Friday, 19 December 2014: 2:12 PM
Mikhail I. Sitnov, Grant K Stephens, Aleksandr Y Ukhorskiy, Pontus C. Brandt, Haje Korth and Brian J Anderson, JHU/APL, Laurel, MD, United States
Abstract:
Reconstruction of the large-scale magnetospheric current systems from data has long been based on ad hoc assumptions regarding their spatial structure. A dramatic increase of amount of data provided by space-borne magnetometers from geosynchronous satellites, IMP 8, Geotail, Polar, Cluster, THEMIS, and Van Allen Probes missions enabled the development of a new approach to empirical geomagnetic field modeling.
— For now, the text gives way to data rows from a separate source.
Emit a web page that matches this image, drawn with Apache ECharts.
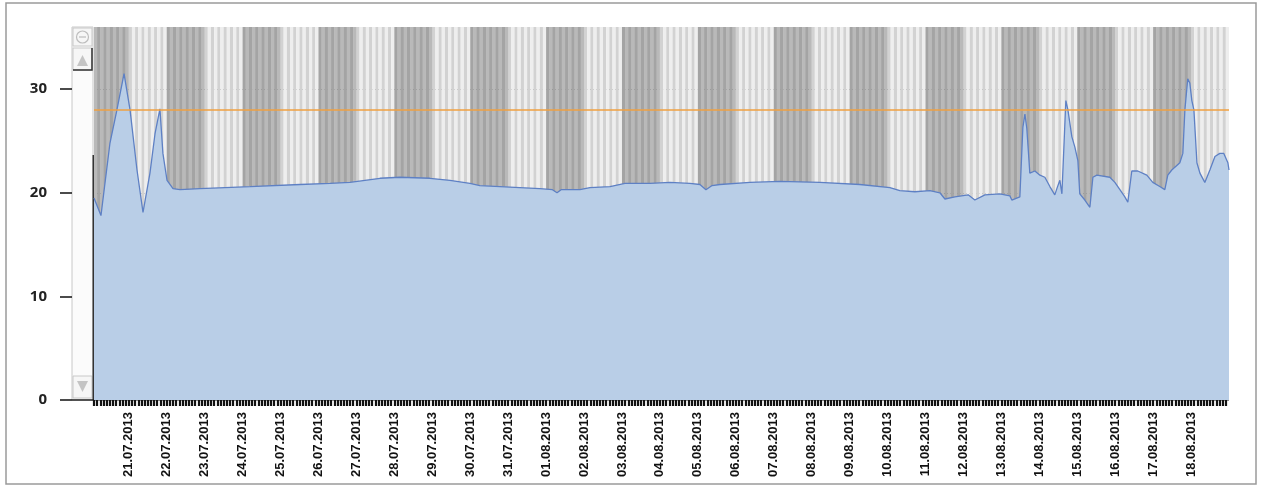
<!DOCTYPE html>
<html>
<head>
<meta charset="utf-8">
<script src="https://cdn.jsdelivr.net/npm/echarts@6/dist/echarts.min.js"></script>
<style>
  html, body { margin: 0; padding: 0; background: #fff; }
  #chart { width: 1261px; height: 486px; }
</style>
</head>
<body>
<div id="chart"></div>
<script>
// hours since 20.07.2013 00:00
var hours = [2, 6.4, 12.1, 16.5, 21, 24.8, 29.2, 33, 37.4, 40.6, 43.7, 45.6, 47.5, 48.2, 52, 56.4, 69, 100.7,
  132.3, 151.3, 163.9, 182.9, 195.5, 214.5, 227.2, 239.8, 246.1, 258.8, 271.4, 284.1, 292, 294.9, 297.5,
  309.4, 315.7, 328.4, 337.9, 353.7, 366.3, 379, 385.3, 389.1, 393, 398, 417, 435.9, 461.2, 486.5, 505.5,
  511.8, 521.3, 530.8, 537.1, 540.3, 546.6, 555, 559.2, 565.6, 575, 581.4, 582.6, 587.7, 589.6, 590.9,
  592.1, 594, 597.2, 600.4, 603.5, 606.7, 609.8, 611.1, 613, 614.3, 616.8, 618.1, 620.6, 622.5, 624.4,
  625.6, 628.8, 632, 633.9, 636.4, 644.6, 647.8, 651, 654.1, 656, 658.5, 662.3, 668, 671.8, 676.2, 679.4,
  681.3, 683.8, 688.9, 690.8, 692.1, 693.9, 695.2, 696.5, 697.8, 699.7, 701.6, 704.7, 707.9, 711.1,
  714.2, 716.7, 719.3, 720]
var temps = [19.5, 17.8, 24.8, 28.0, 31.5, 28.0, 22.2, 18.1, 21.9, 25.7, 28.1, 23.8, 21.9, 21.2, 20.4, 20.3, 20.4, 20.6,
  20.8, 20.9, 21.0, 21.4, 21.5, 21.4, 21.2, 20.9, 20.7, 20.6, 20.5, 20.4, 20.3, 20.0, 20.3,
  20.3, 20.5, 20.6, 20.9, 20.9, 21.0, 20.9, 20.8, 20.3, 20.7, 20.8, 21.0, 21.1, 21.0, 20.8, 20.5,
  20.2, 20.1, 20.2, 20.0, 19.4, 19.6, 19.8, 19.3, 19.8, 19.9, 19.7, 19.3, 19.6, 26.3, 27.6,
  26.2, 21.9, 22.1, 21.7, 21.5, 20.6, 19.8, 20.4, 21.2, 19.9, 28.9, 28.0, 25.4, 24.4, 23.1,
  19.9, 19.3, 18.6, 21.5, 21.7, 21.5, 21.0, 20.3, 19.6, 19.1, 22.1, 22.1, 21.7, 21.0, 20.6, 20.3,
  21.7, 22.2, 22.9, 23.8, 28.0, 31.0, 30.6, 28.9, 28.0, 22.9, 21.9, 21.0, 22.2, 23.5,
  23.8, 23.8, 22.9, 22.2]

var dayLabels = ['21.07.2013', '22.07.2013', '23.07.2013', '24.07.2013', '25.07.2013', '26.07.2013',
  '27.07.2013', '28.07.2013', '29.07.2013', '30.07.2013', '31.07.2013', '01.08.2013', '02.08.2013',
  '03.08.2013', '04.08.2013', '05.08.2013', '06.08.2013', '07.08.2013', '08.08.2013', '09.08.2013',
  '10.08.2013', '11.08.2013', '12.08.2013', '13.08.2013', '14.08.2013', '15.08.2013', '16.08.2013',
  '17.08.2013', '18.08.2013']

// shaded days (day index since 20.07.2013)
var darkDays = [0, 2, 4, 6, 8, 10, 12, 14, 16, 18, 20, 22, 24, 26, 28]
var limitValue = 28

var xMin = 2
var xMax = 720

var chart = echarts.init(document.getElementById('chart'))

var areaData = hours.map(function(h, i) { return [h, temps[i]] })
var bands = darkDays.map(function(d) {
  return [{ xAxis: Math.max(d * 24, xMin) }, { xAxis: Math.min(d * 24 + 24, xMax) }]
})

chart.setOption({
  animation: false,
  grid: {
    left: 94,
    right: 32,
    top: 27,
    bottom: 86
  },
  xAxis: {
    type: 'value',
    min: xMin,
    max: xMax,
    interval: 2,
    axisLine: { show: false },
    axisTick: {
      show: true,
      length: 6,
      lineStyle: { color: '#111', width: 2.2 }
    },
    axisLabel: {
      rotate: 90,
      margin: 12,
      showMaxLabel: false,
      fontFamily: 'Liberation Sans',
      fontWeight: 'bold',
      fontSize: 13,
      color: '#111',
      formatter: function(v) {
        if (v % 24 !== 0) return ''
        return dayLabels[v / 24 - 1] || ''
      }
    },
    splitLine: { show: false },
    splitArea: {
      show: true,
      areaStyle: { color: ['#eeeeee', '#d2d2d2'] }
    }
  },
  yAxis: {
    type: 'value',
    min: 0,
    max: 36,
    interval: 10,
    offset: 22,
    axisLine: { show: false },
    axisTick: {
      show: true,
      length: 12,
      customValues: [0, 10, 20, 30],
      lineStyle: { color: '#111', width: 1.5 }
    },
    axisLabel: {
      margin: 25,
      customValues: [0, 10, 20, 30],
      fontFamily: 'Open Sans',
      fontWeight: 'bold',
      fontSize: 15,
      color: '#222'
    },
    splitLine: {
      show: true,
      lineStyle: { color: ['#8a8a8a', '#8a8a8a', '#8a8a8a', '#8a8a8a', 'rgba(0,0,0,0)'], width: 1 }
    }
  },
  series: [
    {
      name: 'bands',
      type: 'line',
      data: [],
      z: 1,
      markArea: {
        silent: true,
        itemStyle: { color: 'rgba(0,0,0,0.22)' },
        data: bands
      }
    },
    {
      name: 'temp',
      type: 'line',
      z: 2,
      data: areaData,
      showSymbol: false,
      symbol: 'none',
      lineStyle: { color: '#5e80c4', width: 1.3 },
      areaStyle: { color: '#b9cee7', opacity: 1 }
    },
    {
      name: 'limit',
      type: 'line',
      data: [],
      z: 5,
      markLine: {
        silent: true,
        symbol: 'none',
        label: { show: false },
        lineStyle: { color: '#f0a040', width: 1.5, type: 'solid' },
        data: [{ yAxis: limitValue }]
      }
    }
  ],
  graphic: [
    // scan frame
    { type: 'rect', shape: { x: 6, y: 3, width: 1250, height: 481 }, style: { fill: 'none', stroke: '#9a9a9a', lineWidth: 1.5 } },
    // scrollbar
    { type: 'rect', shape: { x: 72, y: 27, width: 21, height: 373 }, style: { fill: '#fbfbfb', stroke: '#c8c8c8', lineWidth: 1 } },
    { type: 'rect', shape: { x: 73, y: 28, width: 19, height: 18 }, style: { fill: '#f6f6f6', stroke: '#c8c8c8', lineWidth: 1 } },
    { type: 'circle', shape: { cx: 82.5, cy: 37, r: 6 }, style: { fill: 'none', stroke: '#bdbdbd', lineWidth: 1.2 } },
    { type: 'line', shape: { x1: 79, y1: 37, x2: 86, y2: 37 }, style: { stroke: '#bdbdbd', lineWidth: 1.2 } },
    { type: 'rect', shape: { x: 73, y: 48, width: 19, height: 22 }, style: { fill: '#f6f6f6', stroke: '#c8c8c8', lineWidth: 1 } },
    { type: 'polyline', shape: { points: [[92, 48], [92, 70], [73, 70]] }, style: { stroke: '#333', lineWidth: 1.5 } },
    { type: 'polygon', shape: { points: [[77, 66], [88, 66], [82.5, 55]] }, style: { fill: '#c4c4c4' } },
    { type: 'rect', shape: { x: 73, y: 376, width: 19, height: 22 }, style: { fill: '#f6f6f6', stroke: '#c8c8c8', lineWidth: 1 } },
    { type: 'polygon', shape: { points: [[77, 381], [88, 381], [82.5, 392]] }, style: { fill: '#c4c4c4' } },
    { type: 'line', shape: { x1: 93.5, y1: 155, x2: 93.5, y2: 400 }, style: { stroke: '#333', lineWidth: 2 } },
    { type: 'line', shape: { x1: 72, y1: 400, x2: 94, y2: 400 }, style: { stroke: '#222', lineWidth: 1.5 } }
  ]
})
</script>
</body>
</html>
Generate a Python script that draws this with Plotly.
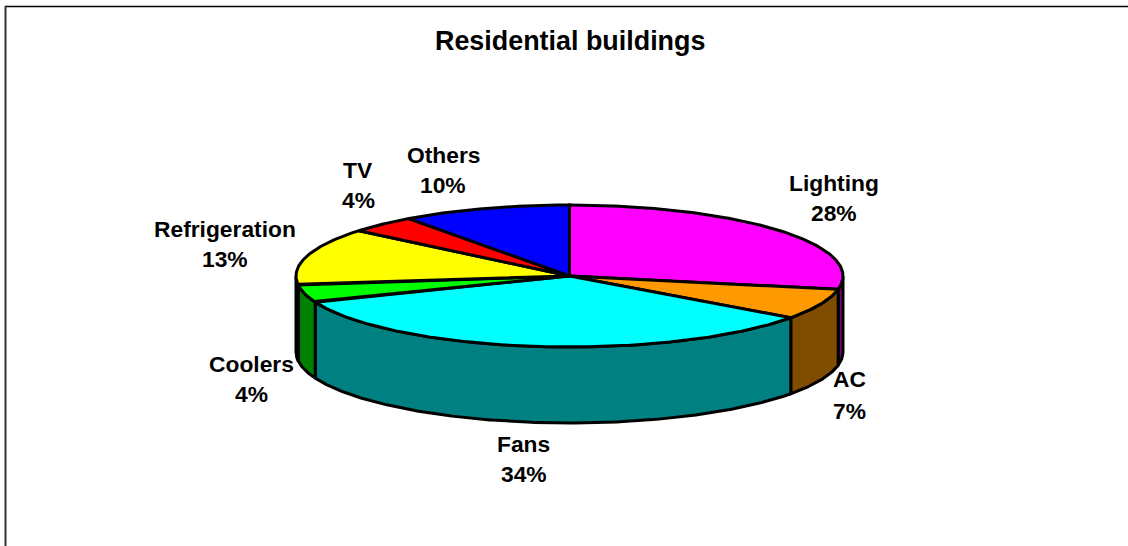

In this approach the custom-tailored modules prescribing the configuration of magnetospheric current systems were replaced by basis function expansions making the model structure free from previous a priori constraints. The new approach reveals a complex structure of the magnetospheric current systems and, in particular, their substantial dawn-dusk asymmetry during magnetic storms. This includes the formation of the hook-shaped current in the main phase, the double partial ring current near the Sym-H minimum, ring current erosion, and near-magnetopause eastward current in the pre-noon sector. With the help of data from the Van Allen Probes mission, the highest-resolution empirical models have resolved the eastward current in the innermost magnetosphere and its local-time asymmetry, including the so-called banana-current structures. At the same time, the increase of the number of degrees of freedom of the empirical model in the description of field-aligned currents has shown that the hook-shaped equatorial current corresponds to the spiral structure of the large-scale upward Birkeland currents, which can now be resolved in detail by AMPERE.